>> BEGIN Stored records

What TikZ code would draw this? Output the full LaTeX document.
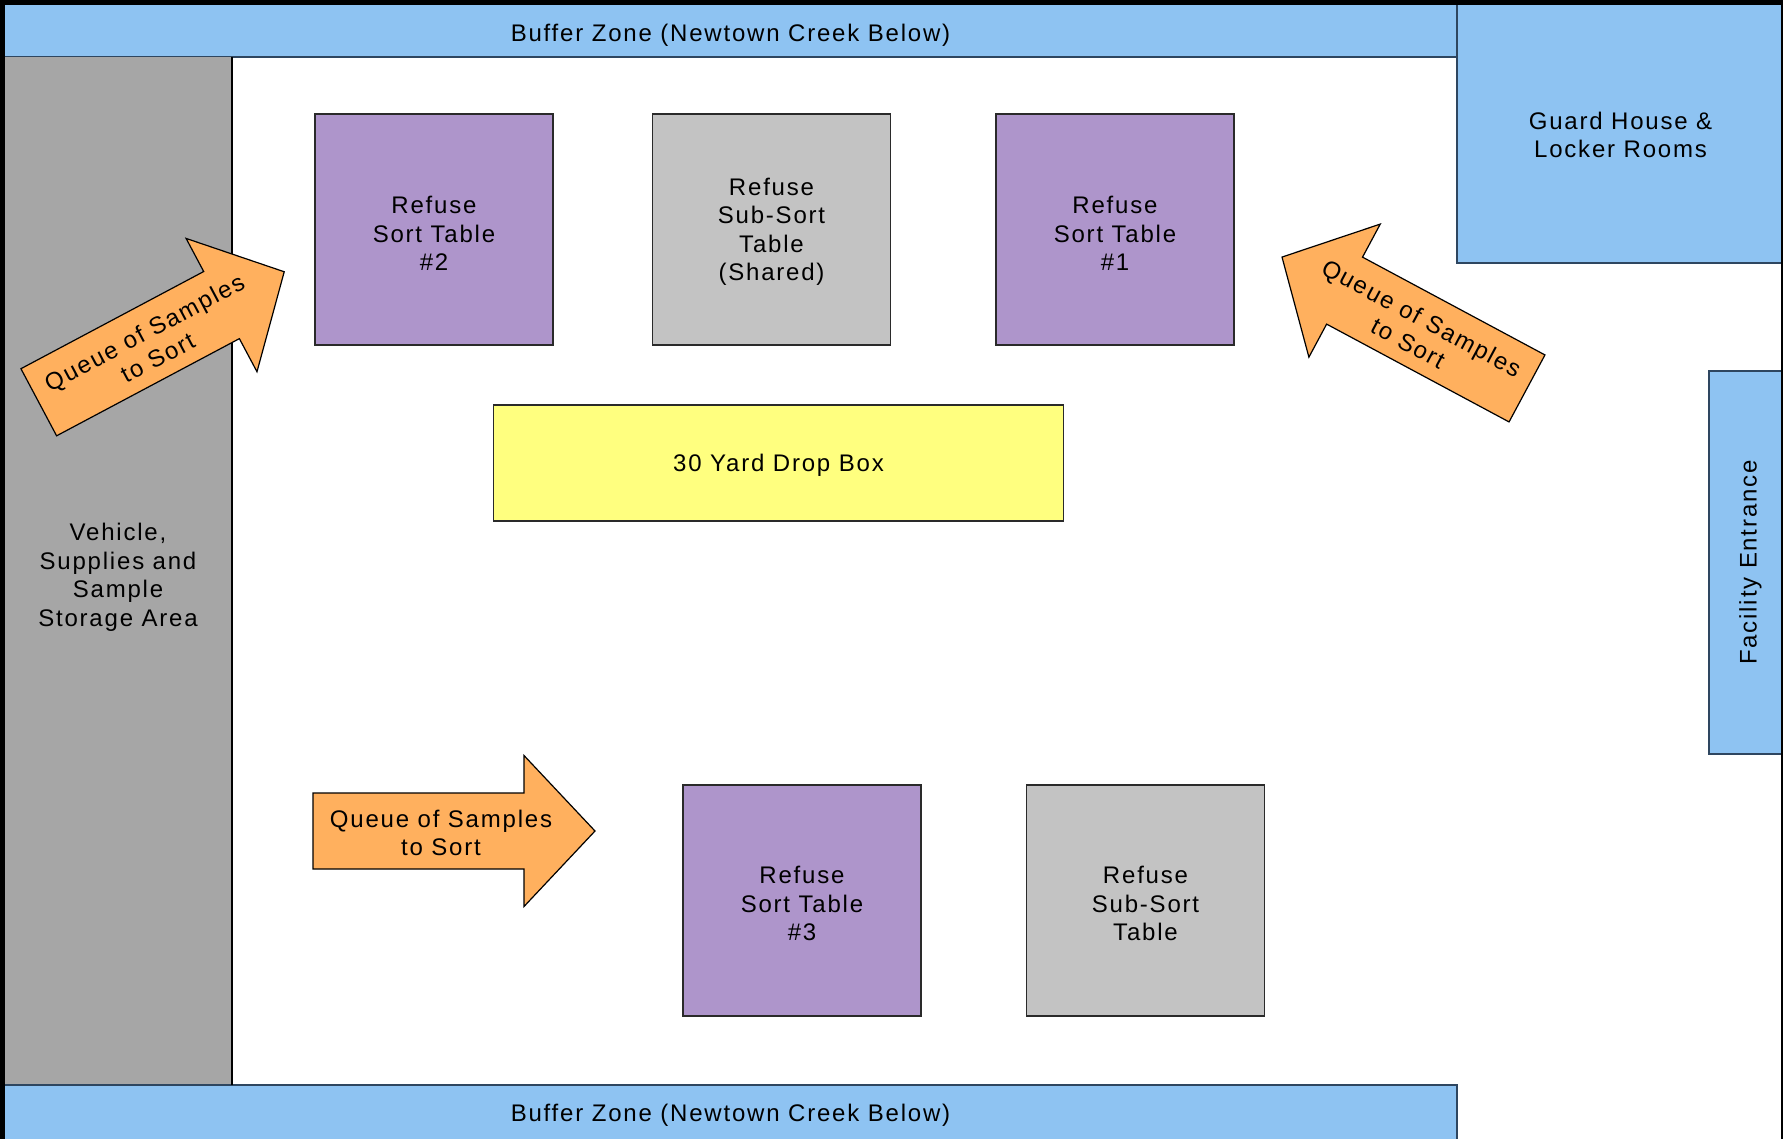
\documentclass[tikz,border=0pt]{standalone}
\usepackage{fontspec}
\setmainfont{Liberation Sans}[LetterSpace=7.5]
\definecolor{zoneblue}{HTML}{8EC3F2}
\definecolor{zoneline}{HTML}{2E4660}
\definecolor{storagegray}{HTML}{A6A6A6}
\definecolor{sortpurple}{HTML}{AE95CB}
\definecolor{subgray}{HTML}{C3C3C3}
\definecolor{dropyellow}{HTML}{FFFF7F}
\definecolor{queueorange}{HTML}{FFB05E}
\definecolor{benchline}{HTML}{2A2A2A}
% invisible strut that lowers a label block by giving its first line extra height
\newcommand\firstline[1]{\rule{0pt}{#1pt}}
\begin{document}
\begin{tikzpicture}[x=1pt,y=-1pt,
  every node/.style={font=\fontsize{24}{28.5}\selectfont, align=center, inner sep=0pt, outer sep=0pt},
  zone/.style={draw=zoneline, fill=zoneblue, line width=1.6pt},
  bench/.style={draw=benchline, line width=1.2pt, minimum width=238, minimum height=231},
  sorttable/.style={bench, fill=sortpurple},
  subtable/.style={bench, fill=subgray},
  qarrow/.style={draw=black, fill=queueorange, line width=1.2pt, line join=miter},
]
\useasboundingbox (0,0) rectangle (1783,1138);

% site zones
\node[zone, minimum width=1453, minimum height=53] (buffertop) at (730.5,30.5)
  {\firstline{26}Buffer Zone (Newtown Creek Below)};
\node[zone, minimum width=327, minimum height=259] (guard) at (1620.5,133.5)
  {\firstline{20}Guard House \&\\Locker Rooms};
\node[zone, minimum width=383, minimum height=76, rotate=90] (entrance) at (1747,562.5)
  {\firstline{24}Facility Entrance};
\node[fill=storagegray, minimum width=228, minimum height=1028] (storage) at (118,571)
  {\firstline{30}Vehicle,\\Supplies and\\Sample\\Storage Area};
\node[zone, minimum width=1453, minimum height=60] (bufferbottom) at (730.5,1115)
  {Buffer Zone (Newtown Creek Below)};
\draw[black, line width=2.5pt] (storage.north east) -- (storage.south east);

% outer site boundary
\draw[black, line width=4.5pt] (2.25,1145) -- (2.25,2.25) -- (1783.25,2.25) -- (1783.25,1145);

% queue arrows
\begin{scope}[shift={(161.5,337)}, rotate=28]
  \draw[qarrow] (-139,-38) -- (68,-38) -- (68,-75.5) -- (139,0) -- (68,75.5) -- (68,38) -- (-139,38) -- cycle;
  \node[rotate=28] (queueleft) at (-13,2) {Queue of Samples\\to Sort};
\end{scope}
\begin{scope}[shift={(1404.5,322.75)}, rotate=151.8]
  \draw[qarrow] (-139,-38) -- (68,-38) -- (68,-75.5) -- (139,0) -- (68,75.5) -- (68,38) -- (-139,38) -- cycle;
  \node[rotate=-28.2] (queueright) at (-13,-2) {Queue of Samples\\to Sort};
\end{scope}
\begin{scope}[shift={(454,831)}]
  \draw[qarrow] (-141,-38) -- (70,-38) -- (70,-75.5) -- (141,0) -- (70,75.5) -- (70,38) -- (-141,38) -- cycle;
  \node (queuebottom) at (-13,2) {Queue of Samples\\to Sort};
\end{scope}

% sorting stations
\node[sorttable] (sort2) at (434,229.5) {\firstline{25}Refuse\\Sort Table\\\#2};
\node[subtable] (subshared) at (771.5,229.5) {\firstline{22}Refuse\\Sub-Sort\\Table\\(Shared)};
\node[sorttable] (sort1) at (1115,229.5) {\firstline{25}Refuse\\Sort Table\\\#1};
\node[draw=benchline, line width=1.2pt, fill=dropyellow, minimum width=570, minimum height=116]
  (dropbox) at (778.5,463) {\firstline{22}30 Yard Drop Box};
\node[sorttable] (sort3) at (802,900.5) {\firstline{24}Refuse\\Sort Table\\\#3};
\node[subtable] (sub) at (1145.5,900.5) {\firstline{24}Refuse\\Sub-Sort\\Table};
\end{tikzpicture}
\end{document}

>> END Stored records
>> BEGIN Stored records

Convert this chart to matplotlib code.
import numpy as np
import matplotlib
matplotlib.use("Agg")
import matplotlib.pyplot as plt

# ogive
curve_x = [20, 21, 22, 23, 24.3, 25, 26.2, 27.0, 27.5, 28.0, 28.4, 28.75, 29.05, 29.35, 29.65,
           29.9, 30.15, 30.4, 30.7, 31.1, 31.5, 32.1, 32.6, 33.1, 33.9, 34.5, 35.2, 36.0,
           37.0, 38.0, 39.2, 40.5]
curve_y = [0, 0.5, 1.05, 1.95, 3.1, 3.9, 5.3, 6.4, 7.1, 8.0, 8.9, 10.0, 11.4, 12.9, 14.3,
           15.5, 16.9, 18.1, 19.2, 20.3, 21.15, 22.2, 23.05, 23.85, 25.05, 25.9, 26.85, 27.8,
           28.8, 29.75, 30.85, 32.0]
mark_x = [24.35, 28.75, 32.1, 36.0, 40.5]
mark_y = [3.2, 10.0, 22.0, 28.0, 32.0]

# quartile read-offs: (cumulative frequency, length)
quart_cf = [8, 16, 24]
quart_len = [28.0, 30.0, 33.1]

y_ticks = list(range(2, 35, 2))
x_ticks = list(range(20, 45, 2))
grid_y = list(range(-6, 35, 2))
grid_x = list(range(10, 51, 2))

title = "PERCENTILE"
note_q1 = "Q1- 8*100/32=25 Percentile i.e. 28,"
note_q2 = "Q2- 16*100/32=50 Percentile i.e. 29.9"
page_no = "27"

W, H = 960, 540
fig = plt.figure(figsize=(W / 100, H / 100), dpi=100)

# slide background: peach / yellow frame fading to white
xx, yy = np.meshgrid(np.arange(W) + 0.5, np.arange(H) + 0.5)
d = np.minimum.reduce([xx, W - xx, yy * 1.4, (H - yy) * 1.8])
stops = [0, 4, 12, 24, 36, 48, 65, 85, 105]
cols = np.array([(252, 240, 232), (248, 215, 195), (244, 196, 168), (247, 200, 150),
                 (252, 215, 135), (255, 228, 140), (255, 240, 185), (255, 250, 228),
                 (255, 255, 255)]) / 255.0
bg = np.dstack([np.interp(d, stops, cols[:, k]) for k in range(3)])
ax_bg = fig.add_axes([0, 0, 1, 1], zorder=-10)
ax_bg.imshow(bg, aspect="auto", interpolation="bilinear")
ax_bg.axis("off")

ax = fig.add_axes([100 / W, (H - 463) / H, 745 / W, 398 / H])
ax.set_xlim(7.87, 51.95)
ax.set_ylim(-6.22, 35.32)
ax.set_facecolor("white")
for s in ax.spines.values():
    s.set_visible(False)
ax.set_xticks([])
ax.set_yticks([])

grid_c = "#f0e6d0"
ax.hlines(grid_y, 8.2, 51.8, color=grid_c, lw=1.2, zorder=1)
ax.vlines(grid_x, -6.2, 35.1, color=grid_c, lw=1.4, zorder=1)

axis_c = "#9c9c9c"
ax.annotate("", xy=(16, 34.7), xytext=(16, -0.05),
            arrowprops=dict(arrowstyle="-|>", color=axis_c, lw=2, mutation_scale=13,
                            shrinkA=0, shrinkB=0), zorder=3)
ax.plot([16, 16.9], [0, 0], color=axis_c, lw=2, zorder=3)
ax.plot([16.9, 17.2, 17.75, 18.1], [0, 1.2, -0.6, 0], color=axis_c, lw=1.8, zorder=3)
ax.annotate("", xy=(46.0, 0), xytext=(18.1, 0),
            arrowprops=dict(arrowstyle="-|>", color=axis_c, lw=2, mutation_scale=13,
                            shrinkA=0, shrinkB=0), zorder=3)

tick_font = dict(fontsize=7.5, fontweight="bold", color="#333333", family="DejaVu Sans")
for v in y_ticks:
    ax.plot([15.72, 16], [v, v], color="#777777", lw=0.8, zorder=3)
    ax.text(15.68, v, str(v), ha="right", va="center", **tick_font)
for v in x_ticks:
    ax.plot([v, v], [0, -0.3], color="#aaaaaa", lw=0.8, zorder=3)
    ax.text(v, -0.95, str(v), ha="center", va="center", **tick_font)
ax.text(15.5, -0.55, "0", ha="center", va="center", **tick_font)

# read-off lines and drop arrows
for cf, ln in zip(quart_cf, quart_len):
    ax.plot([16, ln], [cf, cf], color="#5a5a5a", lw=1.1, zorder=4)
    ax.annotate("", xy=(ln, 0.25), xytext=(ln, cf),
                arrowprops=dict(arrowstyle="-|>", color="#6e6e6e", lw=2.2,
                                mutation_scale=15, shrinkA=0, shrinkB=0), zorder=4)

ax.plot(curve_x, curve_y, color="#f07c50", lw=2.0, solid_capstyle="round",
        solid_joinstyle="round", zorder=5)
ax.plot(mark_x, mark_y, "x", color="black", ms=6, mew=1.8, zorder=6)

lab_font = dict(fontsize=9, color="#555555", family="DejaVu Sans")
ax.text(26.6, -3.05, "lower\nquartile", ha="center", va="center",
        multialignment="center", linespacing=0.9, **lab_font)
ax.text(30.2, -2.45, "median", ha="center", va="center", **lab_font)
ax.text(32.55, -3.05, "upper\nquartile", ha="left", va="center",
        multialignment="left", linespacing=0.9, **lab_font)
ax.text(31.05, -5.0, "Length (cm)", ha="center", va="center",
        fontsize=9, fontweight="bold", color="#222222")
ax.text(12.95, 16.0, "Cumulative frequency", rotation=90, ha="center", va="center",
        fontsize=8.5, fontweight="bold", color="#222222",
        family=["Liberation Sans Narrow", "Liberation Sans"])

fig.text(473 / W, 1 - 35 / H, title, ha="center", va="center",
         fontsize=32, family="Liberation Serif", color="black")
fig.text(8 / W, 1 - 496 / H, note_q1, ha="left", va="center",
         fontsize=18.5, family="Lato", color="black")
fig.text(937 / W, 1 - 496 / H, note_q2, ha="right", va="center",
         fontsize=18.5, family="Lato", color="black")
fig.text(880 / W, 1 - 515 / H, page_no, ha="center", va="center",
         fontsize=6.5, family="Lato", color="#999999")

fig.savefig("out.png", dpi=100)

>> END Stored records

## Stated goal
Work through the records line by line and tally those holding "code". Reply with the number alone.

## Answer in full
2